## [WHAT THE TASK REQUIRES]
Leaving out the pictures, retype all the material exactly.

---------- SUPPLIED DATA

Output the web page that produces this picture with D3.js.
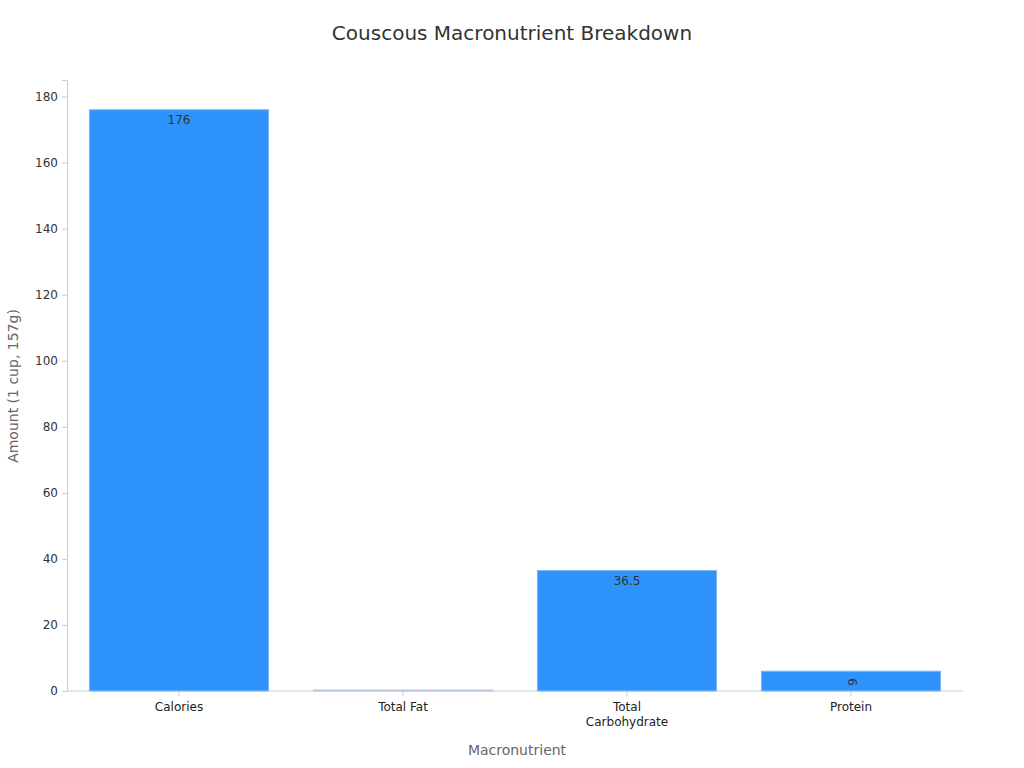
<!DOCTYPE html>
<html><head><meta charset="utf-8">
<script src="https://cdn.jsdelivr.net/npm/d3@7"></script>
<style>body{margin:0;background:#fff;font-family:"DejaVu Sans",sans-serif}</style>
</head><body><svg id="c" width="1024" height="768"></svg>
<script>
var categories = ['Calories', 'Total Fat', 'Total Carbohydrate', 'Protein'];
var values = [176, 0.3, 36.5, 6];
var labels = ['176', '', '36.5', '6'];
var yTicks = [0, 20, 40, 60, 80, 100, 120, 140, 160, 180];

var svg = d3.select('#c'),
    plotLeft = 67, plotRight = 963, plotTop = 80, plotBottom = 691;

var x = d3.scaleBand().domain(categories).range([plotLeft, plotRight]).paddingInner(0.2).paddingOuter(0.1);
var y = d3.scaleLinear().domain([0, 185]).range([plotBottom, plotTop]);

svg.append('text').attr('x', 512).attr('y', 40).attr('text-anchor', 'middle')
    .attr('font-size', 20).attr('fill', '#333').text('Couscous Macronutrient Breakdown');

var ya = svg.append('g').attr('transform', 'translate(' + plotLeft + ',0)')
    .call(d3.axisLeft(y).tickValues(yTicks).tickSize(5).tickPadding(4));
ya.selectAll('text').attr('font-size', 12).attr('fill', '#333').style('font-family', 'DejaVu Sans');
ya.selectAll('line,path').attr('stroke', '#ccc');

var xa = svg.append('g').attr('transform', 'translate(0,' + plotBottom + ')')
    .call(d3.axisBottom(x).tickSize(5).tickPadding(6).tickSizeOuter(0));
xa.selectAll('line,path').attr('stroke', '#ccc');
xa.select('.domain').attr('d', 'M' + plotLeft + ',0H' + plotRight);
xa.selectAll('text').attr('font-size', 12).attr('fill', '#222').style('font-family', 'DejaVu Sans')
    .each(function(d) {
        var t = d3.select(this);
        if (d === 'Total Carbohydrate') {
            t.text(null);
            t.append('tspan').attr('x', 0).attr('dy', '0.71em').text('Total');
            t.append('tspan').attr('x', 0).attr('dy', '1.3em').text('Carbohydrate');
        }
    });

svg.selectAll('.bar').data(values).enter().append('rect')
    .attr('x', function(d, i) { return x(categories[i]); })
    .attr('y', function(d) { return y(d); })
    .attr('width', x.bandwidth())
    .attr('height', function(d) { return plotBottom - y(d); })
    .attr('fill', function(d, i) { return i === 1 ? '#dde6ee' : '#2e93fa'; })
    .attr('stroke', function(d, i) { return i === 1 ? '#b8c8d8' : '#7fbaf7'; })
    .attr('stroke-width', 1);

svg.selectAll('.lbl').data(values).enter().append('text')
    .attr('transform', function(d, i) {
        var cx = x(categories[i]) + x.bandwidth() / 2, cy = y(d) + 11;
        return 'translate(' + cx + ',' + cy + ')' + (i === 3 ? ' rotate(90)' : '');
    })
    .attr('text-anchor', 'middle').attr('dominant-baseline', 'middle')
    .attr('font-size', 12).attr('fill', '#333')
    .text(function(d, i) { return labels[i]; });

svg.append('text').attr('x', 517).attr('y', 755).attr('text-anchor', 'middle')
    .attr('font-size', 14).attr('fill', '#666').text('Macronutrient');
svg.append('text').attr('transform', 'translate(18,386) rotate(-90)').attr('text-anchor', 'middle')
    .attr('font-size', 14).attr('fill', '#666').text('Amount (1 cup, 157g)');
</script></body></html>
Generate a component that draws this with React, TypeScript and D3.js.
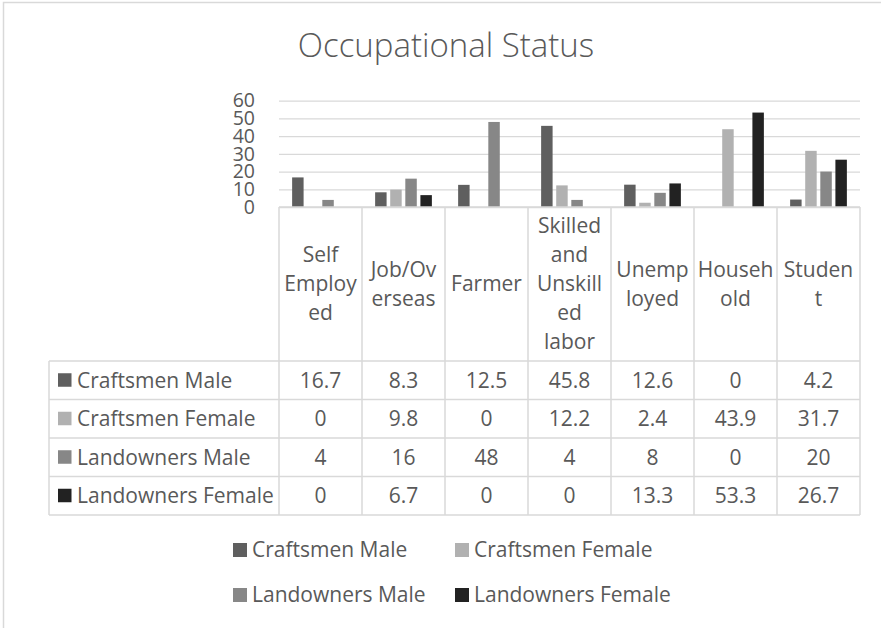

--------------------

## [SOLUTION FOR THIS TASK]
Output the web page that produces this picture with D3.js.
<!DOCTYPE html>
<html><head><meta charset="utf-8">
<script src="https://cdn.jsdelivr.net/npm/d3@7"></script>
<style>body{margin:0;background:#fff;font-family:"DejaVu Sans",sans-serif}</style>
</head><body><svg id="c" width="1024" height="768"></svg>
<script>
var categories = ['Calories', 'Total Fat', 'Total Carbohydrate', 'Protein'];
var values = [176, 0.3, 36.5, 6];
var labels = ['176', '', '36.5', '6'];
var yTicks = [0, 20, 40, 60, 80, 100, 120, 140, 160, 180];

var svg = d3.select('#c'),
    plotLeft = 67, plotRight = 963, plotTop = 80, plotBottom = 691;

var x = d3.scaleBand().domain(categories).range([plotLeft, plotRight]).paddingInner(0.2).paddingOuter(0.1);
var y = d3.scaleLinear().domain([0, 185]).range([plotBottom, plotTop]);

svg.append('text').attr('x', 512).attr('y', 40).attr('text-anchor', 'middle')
    .attr('font-size', 20).attr('fill', '#333').text('Couscous Macronutrient Breakdown');

var ya = svg.append('g').attr('transform', 'translate(' + plotLeft + ',0)')
    .call(d3.axisLeft(y).tickValues(yTicks).tickSize(5).tickPadding(4));
ya.selectAll('text').attr('font-size', 12).attr('fill', '#333').style('font-family', 'DejaVu Sans');
ya.selectAll('line,path').attr('stroke', '#ccc');

var xa = svg.append('g').attr('transform', 'translate(0,' + plotBottom + ')')
    .call(d3.axisBottom(x).tickSize(5).tickPadding(6).tickSizeOuter(0));
xa.selectAll('line,path').attr('stroke', '#ccc');
xa.select('.domain').attr('d', 'M' + plotLeft + ',0H' + plotRight);
xa.selectAll('text').attr('font-size', 12).attr('fill', '#222').style('font-family', 'DejaVu Sans')
    .each(function(d) {
        var t = d3.select(this);
        if (d === 'Total Carbohydrate') {
            t.text(null);
            t.append('tspan').attr('x', 0).attr('dy', '0.71em').text('Total');
            t.append('tspan').attr('x', 0).attr('dy', '1.3em').text('Carbohydrate');
        }
    });

svg.selectAll('.bar').data(values).enter().append('rect')
    .attr('x', function(d, i) { return x(categories[i]); })
    .attr('y', function(d) { return y(d); })
    .attr('width', x.bandwidth())
    .attr('height', function(d) { return plotBottom - y(d); })
    .attr('fill', function(d, i) { return i === 1 ? '#dde6ee' : '#2e93fa'; })
    .attr('stroke', function(d, i) { return i === 1 ? '#b8c8d8' : '#7fbaf7'; })
    .attr('stroke-width', 1);

svg.selectAll('.lbl').data(values).enter().append('text')
    .attr('transform', function(d, i) {
        var cx = x(categories[i]) + x.bandwidth() / 2, cy = y(d) + 11;
        return 'translate(' + cx + ',' + cy + ')' + (i === 3 ? ' rotate(90)' : '');
    })
    .attr('text-anchor', 'middle').attr('dominant-baseline', 'middle')
    .attr('font-size', 12).attr('fill', '#333')
    .text(function(d, i) { return labels[i]; });

svg.append('text').attr('x', 517).attr('y', 755).attr('text-anchor', 'middle')
    .attr('font-size', 14).attr('fill', '#666').text('Macronutrient');
svg.append('text').attr('transform', 'translate(18,386) rotate(-90)').attr('text-anchor', 'middle')
    .attr('font-size', 14).attr('fill', '#666').text('Amount (1 cup, 157g)');
</script></body></html>
Generate a component that draws this with React, TypeScript and D3.js.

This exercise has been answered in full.